Based on an initial read, Hoglund told me he thought SBTi made some positive changes. Flegal hadn’t had a chance to dig into them yet when we spoke. Another critic I spoke to was less pleased.
If Lisa Sachs, the director of Columbia University’s Center on Sustainable Investment, had her way, companies would get rid of net zero targets altogether. She published her own treatise on the subject in May, pointing out that corporate net zero “relies on a mistaken aggregation logic.” It assumes that if every company works to reduce, offset, or neutralize their own emissions, the efforts will sum up to global net zero. Like Flegal, she told me that not only is that impossible without systems change, but she fears that company-level net zero goals “disincentivize the things companies can and should do that would have maximum systems impact.”
While it’s relatively common today for companies to talk openly about the systemic barriers they face in decarbonizing, it’s much more rare for them to say what they’re doing about it. I asked Flegal whether she truly believed sustainability officers would be able to get CEO approval for investments in “systems change,” which is more difficult to break down into clear KPIs.
She pointed out that a lot of companies already make significant philanthropic investments, and this could be put in that bucket. In some cases, like when grid constraints are a barrier to powering a new facility, they could argue that investing in transmission lines is a strategic move and not just part of their climate commitment.
Actions like lobbying in support of regulatory reform and other policy changes seem like a harder sell. The investor-led initiative Climate Action 100+ tracks how companies are attempting to influence climate-related policy debates, and has consistently found that few companies — just 2%, in the latest count — align their lobbying activities with their climate goals.
Reading these papers took me back to 2019 and 2020, when many companies first made net zero commitments. In one sense, it felt like a sea change — all these powerful corporations publicly dedicating themselves to a net zero future — but it was also dubious. They all seemed to have a different definition of what “net zero” meant. For some oil and gas companies, it meant zero-ing out the emissions from their operations, but not from the oil and gas they sold. A lot of companies made the pledge without providing any details about how they would achieve it.
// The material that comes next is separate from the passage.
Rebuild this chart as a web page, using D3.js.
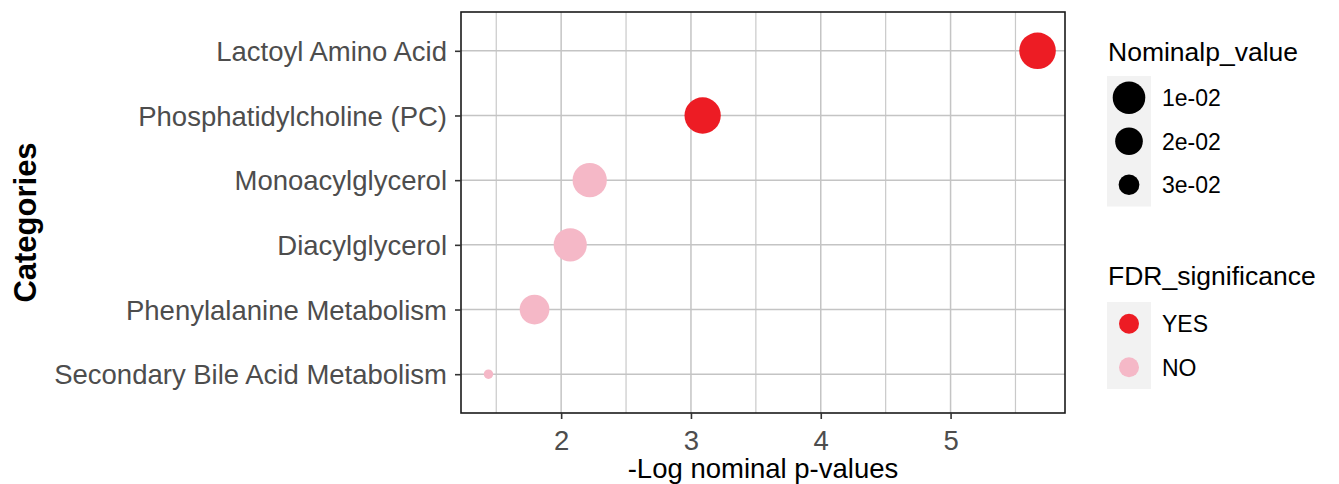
<!DOCTYPE html>
<html>
<head>
<meta charset="utf-8">
<script src="https://cdn.jsdelivr.net/npm/d3@7"></script>
<style>
  html, body { margin: 0; padding: 0; background: #fff; }
  svg { display: block; font-family: "Liberation Sans", Arial, sans-serif; }
</style>
</head>
<body>
<div id="chart"></div>
<script>
// categories, top to bottom
const categories = [
  "Lactoyl Amino Acid",
  "Phosphatidylcholine (PC)",
  "Monoacylglycerol",
  "Diacylglycerol",
  "Phenylalanine Metabolism",
  "Secondary Bile Acid Metabolism"
];
const negLogP = [5.67, 3.09, 2.22, 2.07, 1.795, 1.44];
const fdrSig = ["YES", "YES", "NO", "NO", "NO", "NO"];
const xTicks = [2, 3, 4, 5];
const sizeBreaks = [0.01, 0.02, 0.03];
const sizeLabels = ["1e-02", "2e-02", "3e-02"];
const fdrLevels = ["YES", "NO"];

const data = categories.map((c, i) => ({ cat: c, v: negLogP[i], p: Math.pow(10, -negLogP[i]), fdr: fdrSig[i] }));

const W = 1339, H = 484;
const m = { l: 461, r: 1065, t: 12, b: 413 };
const svg = d3.select("#chart").append("svg").attr("width", W).attr("height", H);
svg.append("rect").attr("width", W).attr("height", H).attr("fill", "#fff");

// ggplot-style 5% expansion
const [x0, x1] = d3.extent(negLogP);
const pad = (x1 - x0) * 0.05;
const x = d3.scaleLinear().domain([x0 - pad, x1 + pad]).range([m.l, m.r]);
const y = d3.scalePoint().domain(categories).range([m.t, m.b]).padding(0.6);

// size: reversed p, area-style (sqrt) mapping like scale_size
const pExt = d3.extent(data, (d) => d.p);
const tScale = d3.scaleLinear().domain([pExt[1], pExt[0]]).range([0, 1]);
const rScale = d3.scaleSqrt().domain([0, 1]).range([4.7, 18.3]);
const r = (p) => rScale(Math.max(0, tScale(p)));
const color = d3.scaleOrdinal().domain(fdrLevels).range(["#ed1c24", "#f5b8c7"]);

// grid
const grid = svg.append("g");
const minor = d3.range(Math.ceil(x.domain()[0] * 2) / 2, x.domain()[1], 1).filter((v) => !xTicks.includes(v));
grid.selectAll("line.minor").data(minor).join("line")
  .attr("x1", (d) => x(d)).attr("x2", (d) => x(d)).attr("y1", m.t).attr("y2", m.b)
  .attr("stroke", "#c9c9c9").attr("stroke-width", 1.2);
grid.selectAll("line.vmaj").data(xTicks).join("line")
  .attr("x1", (d) => x(d)).attr("x2", (d) => x(d)).attr("y1", m.t).attr("y2", m.b)
  .attr("stroke", "#c4c4c4").attr("stroke-width", 1.5);
grid.selectAll("line.hmaj").data(categories).join("line")
  .attr("x1", m.l).attr("x2", m.r).attr("y1", (d) => y(d)).attr("y2", (d) => y(d))
  .attr("stroke", "#c4c4c4").attr("stroke-width", 1.5);

// points
svg.append("g").selectAll("circle").data(data).join("circle")
  .attr("cx", (d) => x(d.v)).attr("cy", (d) => y(d.cat)).attr("r", (d) => r(d.p))
  .attr("fill", (d) => color(d.fdr));

// panel border
svg.append("rect").attr("x", m.l).attr("y", m.t).attr("width", m.r - m.l).attr("height", m.b - m.t)
  .attr("fill", "none").attr("stroke", "#1a1a1a").attr("stroke-width", 1.6);

// axes
const xAxis = svg.append("g").attr("transform", `translate(0,${m.b})`)
  .call(d3.axisBottom(x).tickValues(xTicks).tickSize(6).tickPadding(6).tickFormat(d3.format("d")));
const yAxis = svg.append("g").attr("transform", `translate(${m.l},0)`)
  .call(d3.axisLeft(y).tickSize(6).tickPadding(8));
[xAxis, yAxis].forEach((a) => {
  a.select(".domain").remove();
  a.selectAll(".tick line").attr("stroke", "#333").attr("stroke-width", 1.6);
  a.selectAll(".tick text").attr("fill", "#4d4d4d").attr("font-size", 27.5)
    .attr("font-family", "'Liberation Sans', Arial, sans-serif");
});
xAxis.selectAll(".tick text").attr("dy", "0.9em");
yAxis.selectAll(".tick text").attr("dy", "0.35em");

svg.append("text").attr("x", (m.l + m.r) / 2).attr("y", 478).attr("text-anchor", "middle")
  .attr("font-size", 27.5).attr("fill", "#000").text("-Log nominal p-values");
svg.append("text").attr("transform", `translate(36,${(m.t + m.b) / 2 + 10}) rotate(-90)`)
  .attr("text-anchor", "middle").attr("font-size", 31).attr("font-weight", 700).attr("fill", "#000")
  .text("Categories");

// legends
const lx = 1107, keyW = 44, keyH = 43.5;
function legend(title, titleY, keyTop, items) {
  const g = svg.append("g");
  g.append("text").attr("x", lx + 1).attr("y", titleY).attr("font-size", 26.5).attr("fill", "#000").text(title);
  g.append("rect").attr("x", lx).attr("y", keyTop).attr("width", keyW).attr("height", keyH * items.length)
    .attr("fill", "#f2f2f2");
  items.forEach((it, i) => {
    const cy = keyTop + keyH * (i + 0.5);
    g.append("circle").attr("cx", lx + keyW / 2).attr("cy", cy).attr("r", it.r).attr("fill", it.fill);
    g.append("text").attr("x", lx + 55).attr("y", cy).attr("dy", "0.36em").attr("font-size", 23)
      .attr("fill", "#000").text(it.label);
  });
}
legend("Nominalp_value", 61, 76, sizeBreaks.map((p, i) => ({ r: r(p), fill: "#000", label: sizeLabels[i] })));
legend("FDR_significance", 285, 302, fdrLevels.map((l) => ({ r: 10, fill: color(l), label: l })));
</script>
</body>
</html>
SBTi started developing its first net zero standard in 2020 to address this problem by creating a common definition and set of expectations. While having SBTi validate a company’s net zero target is entirely voluntary, more than 11,000 companies have done it.
When I mentioned this history to Flegal and Sachs, they countered that the problem SBTi is trying to address is downstream of the actual problem — that a voluntary net zero framework for companies creates incentives that are not aligned with what really matters for decarbonization.
Both also raised the opportunity cost of the enormous intellectual and financial capital that has gone into refining all of these accounting methodologies and producing reams of reporting to comply with them. “All of these organizations and rule setters for the rule setters for the rule setters, I think we’ve gotten lost in the sauce a bit,” Flegal said.
“These frameworks have become a business — literally a business, in SBTi’s case,” Sachs said, since it has a for-profit arm that validates companies’ reporting for a fee. “I’d rather have a few leaders who raise the tide than to have 11,000 companies aligned with SBTi, and to be finding ourselves in five years figuring out another way to lower the standard.”